Target: This Minneapolis, MN-based company has been making multiple changes to its business model to adapt and stay relevant in the dynamic retail landscape. Target has been deploying resources to enhance omnichannel capabilities, come up with new brands, refurbish stores and expand same-day delivery options to provide customers with a seamless shopping experience. These have been contributing to the top line.

Impressively, Target has an estimated long-term earnings growth rate of 14.9%. The Zacks Consensus Estimate for the current financial-year revenues and EPS suggests growth of 2.1% and 39.9%, respectively, from the year-ago reported figure. We note that shares of this Zacks Rank #3 company have declined 1.6% in the past six months.

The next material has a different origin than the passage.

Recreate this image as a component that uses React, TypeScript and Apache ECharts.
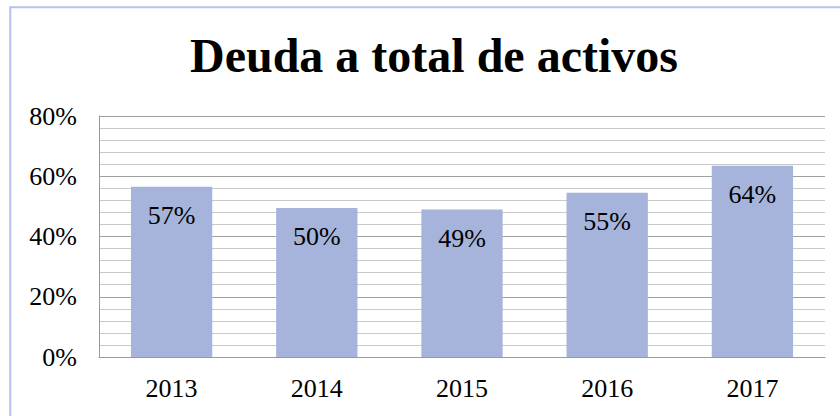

Dollar General: Due to its value-creating initiatives, defensive product mix and real estate growth strategy, this Goodlettsville, TN-based company has the capabilities to gain market share. Its commitment to better pricing, private-label offerings, effective inventory management and merchandise initiatives should drive sales. We also remain encouraged by the company’s host of initiatives, such as DG Fresh, Fast Track, non-consumables, digitization and private fleet, which should yield same-store sales growth and margin expansion.

Dollar General has an estimated long-term earnings growth rate of 10.6%. The Zacks Consensus Estimate for the current financial-year revenues and EPS suggests growth of 5.8% and 4.8%, respectively, from the year-ago reported figure. Shares of this Zacks Rank #3 company have fallen 11.3% in the past six months.